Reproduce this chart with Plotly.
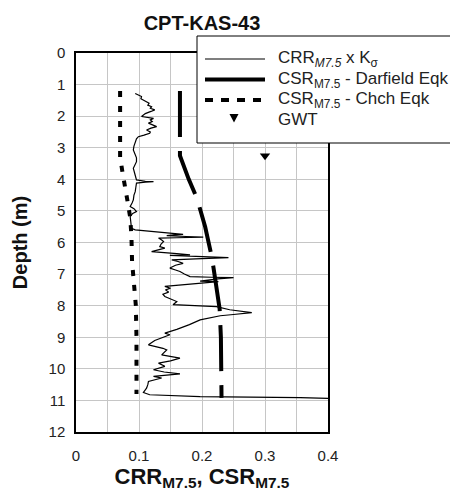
● ● ● ● ● ● ●
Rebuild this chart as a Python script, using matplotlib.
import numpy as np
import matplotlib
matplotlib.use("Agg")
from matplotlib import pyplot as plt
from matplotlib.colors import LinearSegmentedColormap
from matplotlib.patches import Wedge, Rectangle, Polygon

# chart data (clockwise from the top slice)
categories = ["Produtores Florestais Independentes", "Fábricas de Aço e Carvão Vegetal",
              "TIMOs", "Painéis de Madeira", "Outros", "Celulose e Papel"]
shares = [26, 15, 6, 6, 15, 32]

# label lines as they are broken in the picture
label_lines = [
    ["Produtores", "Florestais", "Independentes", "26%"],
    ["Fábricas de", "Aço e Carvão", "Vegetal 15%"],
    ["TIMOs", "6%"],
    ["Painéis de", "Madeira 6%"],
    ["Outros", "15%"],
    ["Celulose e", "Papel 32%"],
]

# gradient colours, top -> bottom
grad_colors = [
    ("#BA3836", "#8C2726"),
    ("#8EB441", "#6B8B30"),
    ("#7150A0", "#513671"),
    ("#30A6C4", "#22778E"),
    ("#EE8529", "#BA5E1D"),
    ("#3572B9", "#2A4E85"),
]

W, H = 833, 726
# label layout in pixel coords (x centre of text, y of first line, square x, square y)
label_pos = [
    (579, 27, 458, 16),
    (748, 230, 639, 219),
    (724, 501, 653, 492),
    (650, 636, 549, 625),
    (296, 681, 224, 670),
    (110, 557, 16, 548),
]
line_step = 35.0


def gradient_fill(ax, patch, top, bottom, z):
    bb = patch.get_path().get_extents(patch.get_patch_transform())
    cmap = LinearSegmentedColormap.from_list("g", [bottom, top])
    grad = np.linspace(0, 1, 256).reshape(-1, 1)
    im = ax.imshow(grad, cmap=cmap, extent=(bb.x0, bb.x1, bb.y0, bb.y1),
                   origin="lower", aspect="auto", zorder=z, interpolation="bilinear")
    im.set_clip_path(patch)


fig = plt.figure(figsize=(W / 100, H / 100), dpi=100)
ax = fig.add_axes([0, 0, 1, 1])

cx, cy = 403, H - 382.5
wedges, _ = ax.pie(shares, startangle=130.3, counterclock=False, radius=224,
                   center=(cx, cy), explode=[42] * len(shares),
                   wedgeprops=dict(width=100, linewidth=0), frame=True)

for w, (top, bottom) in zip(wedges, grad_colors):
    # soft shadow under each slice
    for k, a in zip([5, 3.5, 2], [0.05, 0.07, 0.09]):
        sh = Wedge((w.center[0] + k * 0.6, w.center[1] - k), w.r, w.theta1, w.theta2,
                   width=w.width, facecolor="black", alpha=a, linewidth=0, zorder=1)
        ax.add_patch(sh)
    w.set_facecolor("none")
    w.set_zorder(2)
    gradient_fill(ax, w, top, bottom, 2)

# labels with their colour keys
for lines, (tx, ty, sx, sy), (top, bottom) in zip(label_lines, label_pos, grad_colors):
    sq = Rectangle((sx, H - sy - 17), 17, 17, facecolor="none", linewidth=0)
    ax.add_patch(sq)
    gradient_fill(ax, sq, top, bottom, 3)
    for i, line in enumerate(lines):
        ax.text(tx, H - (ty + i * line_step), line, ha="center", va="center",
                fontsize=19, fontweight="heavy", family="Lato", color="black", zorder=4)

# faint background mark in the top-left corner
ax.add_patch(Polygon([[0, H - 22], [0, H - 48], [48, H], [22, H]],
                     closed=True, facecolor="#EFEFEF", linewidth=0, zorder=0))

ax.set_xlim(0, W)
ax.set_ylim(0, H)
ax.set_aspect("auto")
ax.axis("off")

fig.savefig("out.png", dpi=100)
● ● ● ● ● ● ●
_INSTRUCTIONS TO FOLLOW_
What is wanted is an exact copy of the lines from the line containing "Rebuild this chart" to the line containing "wedgeprops=dict(width=100, linewidth=0), frame=True)", both lines included, and of no other line.

_TASK RESULT_
Rebuild this chart as a Python script, using matplotlib.
import numpy as np
import matplotlib
matplotlib.use("Agg")
from matplotlib import pyplot as plt
from matplotlib.colors import LinearSegmentedColormap
from matplotlib.patches import Wedge, Rectangle, Polygon

# chart data (clockwise from the top slice)
categories = ["Produtores Florestais Independentes", "Fábricas de Aço e Carvão Vegetal",
              "TIMOs", "Painéis de Madeira", "Outros", "Celulose e Papel"]
shares = [26, 15, 6, 6, 15, 32]

# label lines as they are broken in the picture
label_lines = [
    ["Produtores", "Florestais", "Independentes", "26%"],
    ["Fábricas de", "Aço e Carvão", "Vegetal 15%"],
    ["TIMOs", "6%"],
    ["Painéis de", "Madeira 6%"],
    ["Outros", "15%"],
    ["Celulose e", "Papel 32%"],
]

# gradient colours, top -> bottom
grad_colors = [
    ("#BA3836", "#8C2726"),
    ("#8EB441", "#6B8B30"),
    ("#7150A0", "#513671"),
    ("#30A6C4", "#22778E"),
    ("#EE8529", "#BA5E1D"),
    ("#3572B9", "#2A4E85"),
]

W, H = 833, 726
# label layout in pixel coords (x centre of text, y of first line, square x, square y)
label_pos = [
    (579, 27, 458, 16),
    (748, 230, 639, 219),
    (724, 501, 653, 492),
    (650, 636, 549, 625),
    (296, 681, 224, 670),
    (110, 557, 16, 548),
]
line_step = 35.0


def gradient_fill(ax, patch, top, bottom, z):
    bb = patch.get_path().get_extents(patch.get_patch_transform())
    cmap = LinearSegmentedColormap.from_list("g", [bottom, top])
    grad = np.linspace(0, 1, 256).reshape(-1, 1)
    im = ax.imshow(grad, cmap=cmap, extent=(bb.x0, bb.x1, bb.y0, bb.y1),
                   origin="lower", aspect="auto", zorder=z, interpolation="bilinear")
    im.set_clip_path(patch)


fig = plt.figure(figsize=(W / 100, H / 100), dpi=100)
ax = fig.add_axes([0, 0, 1, 1])

cx, cy = 403, H - 382.5
wedges, _ = ax.pie(shares, startangle=130.3, counterclock=False, radius=224,
                   center=(cx, cy), explode=[42] * len(shares),
                   wedgeprops=dict(width=100, linewidth=0), frame=True)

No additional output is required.